Y un día volvió Tevez. Como volvió Odiseo, un héroe anterior al profesionalismo, a la isla de Ítaca. Ambos recuperaron el lugar de los orígenes y los amores perdurables. Cerraron el círculo. Sólo que al final de la epopeya de Carlitos no hay una esposa paciente, sino un fútbol que se puso un poco rasca dentro del cual será el rey indiscutido. Tevez regresó a casa para mitigar la pobreza, para instalar algún brillo genuino.
Primero llevó comida a Fuerte Apache, el barrio pesado que le dio identidad y apodo, al que regresa siempre mejorado. Más rico, más triunfador. Más cerca de un mito: el de la conversión del fango en oro y la angustia en placeres mundanos. Del mismo modo, se espera, esparcirá en Boca su jerarquía europea. Su talento rebelde estilizado por la experiencia y el roce con la aristocracia de la pelota. Carlitos es, como el arcángel Gabriel, el enviado del cielo a una tierra de pecadores. Rara avis en un territorio arrasado, donde los buenos tienden a huir (Teo), más que a regresar. O hacen del fútbol argentino la última estación de su ocaso.
Carlitos es, como el arcángel Gabriel, el enviado del cielo a una tierra de pecadores. Rara avis en un territorio arrasado, donde los buenos tienden a huir (Teo), más que a regresar. O hacen del fútbol argentino la última estación de su ocaso.
No quisiera incurrir en ningún tipo de nostalgia chota. La medianía de la calidad obedece a cuestiones de mercado. Ya lo sabemos, ya nos acostumbramos. Eso no nos arrebata el entusiasmo. La pobreza desoladora emerge redonda y más allá de la variada prosapia de los futbolistas cuando uno sintoniza el partido Sarmiento-Boca. Y ve esa cancha breve como un parpadeo, guacha de tribuna cabecera, con el pasto emparejado a baldazos de arena, que se levanta en cada disputa de pelota. Y no hay Tevez que embellezca esa imagen melancólica.
No tengo nada en particular contra Sarmiento. Como tantos otros clubes modestos (muchos de ellos catapultados a Primera por un capricho inexplicable), tiene la cancha que puede, el plantel que puede. Y deja al descubierto la racionalidad disparatada que rige el negocio.
Cuando uno ve el estado de los clubes (sus instalaciones, sus recursos orientados a los socios y el barrio, sus estadios) asocia el fútbol con las empresas vaciadas. En la destrucción está la ganancia; así piensa el vampirismo empresario. La pelota podría resistir la devastación ocasionada por diez generaciones de coimeros.
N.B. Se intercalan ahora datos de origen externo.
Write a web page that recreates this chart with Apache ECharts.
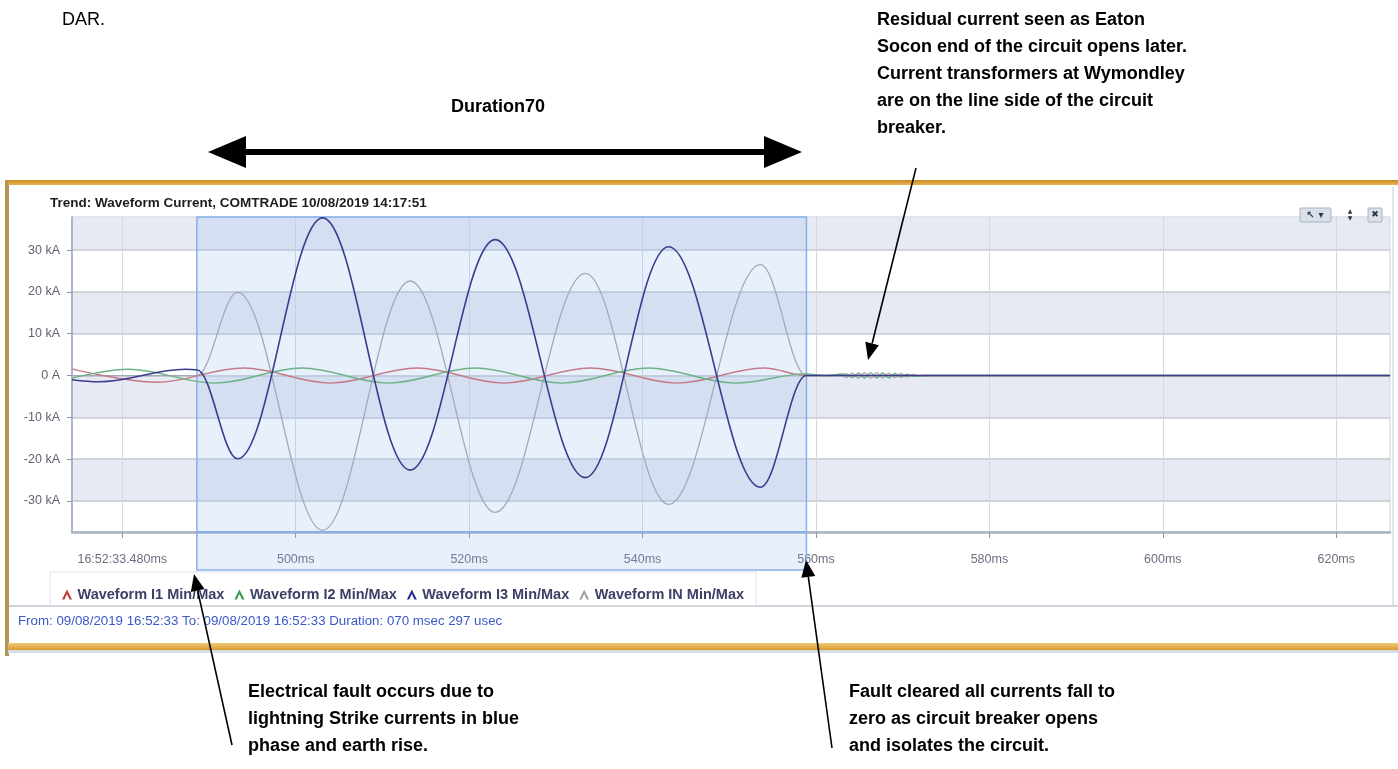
<!DOCTYPE html>
<html>
<head>
<meta charset="utf-8">
<script src="https://cdn.jsdelivr.net/npm/echarts@6/dist/echarts.min.js"></script>
<style>
html,body{margin:0;padding:0;background:#ffffff;}
#chart{width:1398px;height:769px;}
</style>
</head>
<body>
<div id="chart"></div>
<script>
// ---------- data (peaks / troughs, ms after 16:52:33, kA) ----------
const X_MIN = 474.2, X_MAX = 626.2;
const Y_MIN = -37.4, Y_MAX = 37.9;
const xTicks = [480, 500, 520, 540, 560, 580, 600, 620];
const xTickLabels = ['16:52:33.480ms', '500ms', '520ms', '540ms', '560ms', '580ms', '600ms', '620ms'];
const yTicks = [-30, -20, -10, 0, 10, 20, 30];
const yTickLabels = ['-30 kA', '-20 kA', '-10 kA', '0 A', '10 kA', '20 kA', '30 kA'];
const bandRanges = [[30, Y_MAX], [10, 20], [-10, 0], [-30, -20]];
const selectionRange = [488.6, 558.9];       // 070 msec 297 usec
const seriesNames = ['Waveform I1 Min/Max', 'Waveform I2 Min/Max', 'Waveform I3 Min/Max', 'Waveform IN Min/Max'];

const i1Times = [474.2, 484, 494, 504, 514, 524, 534, 544, 554, 558.9, 626.2];
const i1Values = [1.6, -1.6, 1.8, -1.8, 1.8, -1.8, 1.8, -1.8, 1.8, 0, 0];

const i2Times = [474.2, 480.7, 490.7, 500.7, 510.7, 520.7, 530.7, 540.7, 550.7, 558.9, 561, 563.5, 564.2, 564.9, 565.6, 566.3, 567.0, 567.7, 568.4, 569.1, 569.8, 570.5, 571.2, 572.5, 626.2];
const i2Values = [-0.6, 1.5, -1.8, 1.8, -1.8, 1.8, -1.8, 1.8, -1.8, 0.4, 0, 0.4, -0.5, 0.6, -0.6, 0.7, -0.6, 0.6, -0.6, 0.5, -0.4, 0.3, -0.2, 0, 0];

const i3Times = [474.2, 477.3, 487.3, 488.6, 493.3, 503.1, 513.2, 523.0, 533.4, 543.0, 553.6, 558.9, 626.2];
const i3Values = [-1.0, -1.5, 1.5, 1.4, -19.9, 37.7, -22.6, 32.5, -24.4, 30.8, -26.7, 0, 0];

const inTimes = [474.2, 488.6, 493.3, 503.1, 513.2, 523.0, 533.4, 543.0, 553.6, 558.9, 562, 562.8, 563.5, 564.2, 564.9, 565.6, 566.3, 567.0, 567.7, 568.4, 569.1, 569.8, 570.5, 571.2, 571.9, 573, 626.2];
const inValues = [0, 0, 19.9, -37.0, 22.6, -32.7, 24.4, -30.8, 26.5, 0, 0, 0.4, -0.5, 0.6, -0.7, 0.7, -0.7, 0.7, -0.6, 0.6, -0.5, 0.5, -0.4, 0.3, -0.2, 0, 0];

// ---------- styles ----------
const FONT = '"Liberation Sans", Arial, sans-serif';
const lineColors = ['#c47a88', '#6db287', '#3b3c8e', '#a6a8b8'];
const iconColors = ['#c0392b', '#2f9e4f', '#2b2d8a', '#a3a3a3'];
const lineWidths = [1.4, 1.4, 1.6, 1.3];
const zOrder = [5, 5, 6, 4];

function pairs(ts, vs) { return ts.map((t, i) => [t, vs[i]]); }
const waveData = [pairs(i1Times, i1Values), pairs(i2Times, i2Values), pairs(i3Times, i3Values), pairs(inTimes, inValues)];

const waveSeries = seriesNames.map((name, k) => ({
  name: name,
  type: 'line',
  xAxisIndex: 0, yAxisIndex: 0,
  data: waveData[k],
  showSymbol: false,
  smooth: 0.3634,
  smoothMonotone: 'x',
  z: zOrder[k],
  itemStyle: { color: iconColors[k] },
  lineStyle: { color: lineColors[k], width: lineWidths[k] },
  emphasis: { disabled: true },
  silent: true
}));

const bandSeries = {
  name: 'bands', type: 'line', xAxisIndex: 0, yAxisIndex: 0,
  data: [[X_MIN, 0]], showSymbol: false, lineStyle: { width: 0 }, silent: true, z: 1,
  markArea: {
    silent: true, z: 1,
    itemStyle: { color: 'rgba(216,221,234,0.62)' },
    data: bandRanges.map(r => [{ yAxis: r[0] }, { yAxis: r[1] }])
  }
};
const selStyle = { color: 'rgba(138,182,238,0.20)', borderColor: '#86b0ea', borderWidth: 1.5 };
const selSeries = {
  name: 'selection', type: 'line', xAxisIndex: 0, yAxisIndex: 0,
  data: [[X_MIN, 0]], showSymbol: false, lineStyle: { width: 0 }, silent: true, z: 3,
  markArea: { silent: true, z: 3, itemStyle: selStyle, data: [[{ xAxis: selectionRange[0] }, { xAxis: selectionRange[1] }]] }
};
const selSeries2 = {
  name: 'selection2', type: 'line', xAxisIndex: 1, yAxisIndex: 1,
  data: [[X_MIN, 0]], showSymbol: false, lineStyle: { width: 0 }, silent: true, z: 3,
  markArea: { silent: true, z: 3, itemStyle: selStyle, data: [[{ xAxis: selectionRange[0] }, { xAxis: selectionRange[1] }]] }
};

// ---------- annotation graphics ----------
const ANN = 'bold 18px "Liberation Sans", Arial, sans-serif';
function arrowHead(tip, from, len, half) {
  const dx = tip[0] - from[0], dy = tip[1] - from[1];
  const L = Math.sqrt(dx * dx + dy * dy), ux = dx / L, uy = dy / L;
  const bx = tip[0] - ux * len, by = tip[1] - uy * len;
  return { base: [bx, by], pts: [tip, [bx - uy * half, by + ux * half], [bx + uy * half, by - ux * half]] };
}
function thinArrow(from, tip) {
  const h = arrowHead(tip, from, 17, 7);
  return [
    { type: 'line', shape: { x1: from[0], y1: from[1], x2: h.base[0], y2: h.base[1] }, style: { stroke: '#000', lineWidth: 1.6 }, z: 100 },
    { type: 'polygon', shape: { points: h.pts }, style: { fill: '#000' }, z: 100 }
  ];
}

const graphics = [
  // panel frame
  { type: 'rect', shape: { x: 9, y: 185, width: 1389, height: 458 }, style: { fill: '#ffffff' }, z: -10 },
  { type: 'rect', shape: { x: 5, y: 180, width: 4, height: 476 }, style: { fill: '#b39558' }, z: 50 },
  { type: 'rect', shape: { x: 8, y: 180, width: 1390, height: 5 },
    style: { fill: new echarts.graphic.LinearGradient(0, 0, 0, 1, [{ offset: 0, color: '#c98a1e' }, { offset: 1, color: '#e8b45a' }]) }, z: 50 },
  { type: 'rect', shape: { x: 8, y: 643, width: 1390, height: 7 },
    style: { fill: new echarts.graphic.LinearGradient(0, 0, 0, 1, [{ offset: 0, color: '#f0c878' }, { offset: 1, color: '#d99a2e' }]) }, z: 50 },
  { type: 'rect', shape: { x: 8, y: 650, width: 1390, height: 3 }, style: { fill: '#d3dde6' }, z: 50 },
  { type: 'line', shape: { x1: 9, y1: 606, x2: 1398, y2: 606 }, style: { stroke: '#cfd3dc', lineWidth: 2 }, z: 50 },
  { type: 'line', shape: { x1: 1393, y1: 187, x2: 1393, y2: 606 }, style: { stroke: '#c4ccd8', lineWidth: 1 }, z: 50 },
  { type: 'rect', shape: { x: 50, y: 572, width: 706, height: 34 }, style: { fill: 'none', stroke: '#dfe2e8', lineWidth: 1 }, z: 50 },
  // title + footer
  { type: 'text', x: 50, y: 203, style: { text: 'Trend: Waveform Current, COMTRADE 10/08/2019 14:17:51', font: 'bold 13.5px "Liberation Sans", Arial, sans-serif', fill: '#1e1e1e', textVerticalAlign: 'middle' }, z: 50 },
  { type: 'text', x: 18, y: 621, style: { text: 'From: 09/08/2019 16:52:33 To: 09/08/2019 16:52:33 Duration: 070 msec 297 usec', font: '13.3px "Liberation Sans", Arial, sans-serif', fill: '#3b58c9', textVerticalAlign: 'middle' }, z: 50 },
  // toolbar icons
  { type: 'rect', shape: { x: 1300, y: 208, width: 31, height: 14, r: 1 }, style: { fill: '#d9e0ea', stroke: '#a9b2c0', lineWidth: 1 }, z: 60 },
  { type: 'text', x: 1315, y: 215, style: { text: '\u2196 \u25BE', font: 'bold 10px "DejaVu Sans", sans-serif', fill: '#2b3348', textAlign: 'center', textVerticalAlign: 'middle' }, z: 61 },
  { type: 'text', x: 1350, y: 215, style: { text: '\u25B2\n\u25BC', font: '6px "DejaVu Sans", sans-serif', lineHeight: 7, fill: '#2b3348', textAlign: 'center', textVerticalAlign: 'middle' }, z: 61 },
  { type: 'rect', shape: { x: 1368, y: 208, width: 14, height: 14, r: 1 }, style: { fill: '#d9e0ea', stroke: '#a9b2c0', lineWidth: 1 }, z: 60 },
  { type: 'text', x: 1375, y: 215, style: { text: '\u2716', font: '9px "DejaVu Sans", sans-serif', fill: '#2b3348', textAlign: 'center', textVerticalAlign: 'middle' }, z: 61 },
  // annotations
  { type: 'text', x: 62, y: 20, style: { text: 'DAR.', font: '18px "Liberation Sans", Arial, sans-serif', fill: '#000', textVerticalAlign: 'middle' }, z: 100 },
  { type: 'text', x: 498, y: 107, style: { text: 'Duration70', font: ANN, fill: '#000', textAlign: 'center', textVerticalAlign: 'middle' }, z: 100 },
  { type: 'polygon', shape: { points: [[208, 152], [246, 136], [246, 149], [764, 149], [764, 136], [802, 152], [764, 168], [764, 155], [246, 155], [246, 168]] }, style: { fill: '#000' }, z: 100 },
  { type: 'text', x: 877, y: 6.5, style: { text: 'Residual current seen as Eaton\nSocon end of the circuit opens later.\nCurrent transformers at Wymondley\nare on the line side of the circuit\nbreaker.', font: ANN, lineHeight: 27, fill: '#000', textVerticalAlign: 'top' }, z: 100 },
  { type: 'text', x: 248, y: 678.5, style: { text: 'Electrical fault occurs due to\nlightning Strike currents in blue\nphase and earth rise.', font: ANN, lineHeight: 27, fill: '#000', textVerticalAlign: 'top' }, z: 100 },
  { type: 'text', x: 849, y: 678.5, style: { text: 'Fault cleared all currents fall to\nzero as circuit breaker opens\nand isolates the circuit.', font: ANN, lineHeight: 27, fill: '#000', textVerticalAlign: 'top' }, z: 100 }
].concat(thinArrow([916, 168], [868, 360]), thinArrow([232, 745], [194, 574]), thinArrow([832, 748], [806, 560]));

// ---------- option ----------
const option = {
  animation: false,
  backgroundColor: '#ffffff',
  grid: [
    { left: 72, top: 217, width: 1318, height: 315, show: true, borderColor: '#c9d0dc', borderWidth: 1, backgroundColor: 'transparent', containLabel: false },
    { left: 72, top: 532, width: 1318, height: 38, show: false, containLabel: false }
  ],
  xAxis: [
    {
      type: 'value', gridIndex: 0, min: X_MIN, max: X_MAX, z: 2,
      axisLine: { show: true, onZero: false, lineStyle: { color: '#aab2c2', width: 2.5 } },
      axisTick: { show: true, customValues: xTicks, length: 6, lineStyle: { color: '#8e97a8', width: 1 } },
      axisLabel: { customValues: xTicks, formatter: v => { const i = xTicks.indexOf(v); return i >= 0 ? xTickLabels[i] : ''; },
        margin: 21, color: '#6b7080', fontSize: 12.5, fontFamily: FONT },
      splitLine: { show: true, lineStyle: { color: '#d4d8e0', width: 1 } }
    },
    { type: 'value', gridIndex: 1, min: X_MIN, max: X_MAX, show: false }
  ],
  yAxis: [
    {
      type: 'value', gridIndex: 0, min: Y_MIN, max: Y_MAX, z: 2,
      axisLine: { show: true, onZero: false, lineStyle: { color: '#9aa6bc', width: 1.5 } },
      axisTick: { show: true, customValues: yTicks, length: 5, lineStyle: { color: '#8e97a8', width: 1 } },
      axisLabel: { customValues: yTicks, formatter: v => { const i = yTicks.indexOf(v); return i >= 0 ? yTickLabels[i] : ''; },
        margin: 12, color: '#5e6372', fontSize: 12.5, fontFamily: FONT },
      splitLine: { show: true, lineStyle: { color: '#c3c8d2', width: 1.5 } }
    },
    { type: 'value', gridIndex: 1, min: 0, max: 1, show: false }
  ],
  legend: {
    data: seriesNames,
    left: 57, top: 582,
    itemWidth: 11, itemHeight: 10, itemGap: 10,
    icon: 'path://M0,10 L5,0 L10,10 L7.6,10 L5,4.6 L2.4,10 Z',
    selectedMode: false,
    textStyle: { color: '#3c4166', fontSize: 14.5, fontWeight: 'bold', fontFamily: FONT }
  },
  series: [bandSeries, selSeries, selSeries2].concat(waveSeries),
  graphic: { elements: graphics }
};

const chart = echarts.init(document.getElementById('chart'), null, { renderer: 'canvas' });
chart.setOption(option);
</script>
</body>
</html>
Y aun así tener resto para el desarrollo de los clubes. Para la seguridad y la comodidad del público. Para programas deportivos. Para cualquier cosa que provenga de un plan. La cuestión es que no hay plan.
La desidia política resulta más nefasta que la corrupción. El fútbol no es una vaca exhausta sino una maquinaria conducida por enanos mentales sometidos, por voluntad propia, a una tiranía berreta y castradora que duró tres décadas.
Los jugadores más básicos coleccionan camionetas importadas y la AFA acumula hectáreas de primoroso verde mientras los clubes no crecen o directamente se caen a pedazos. Pónganse a pensar, muchachos: que venga Tevez es un golazo, pero jugar en potreros acompaña muy mal semejantes inversiones.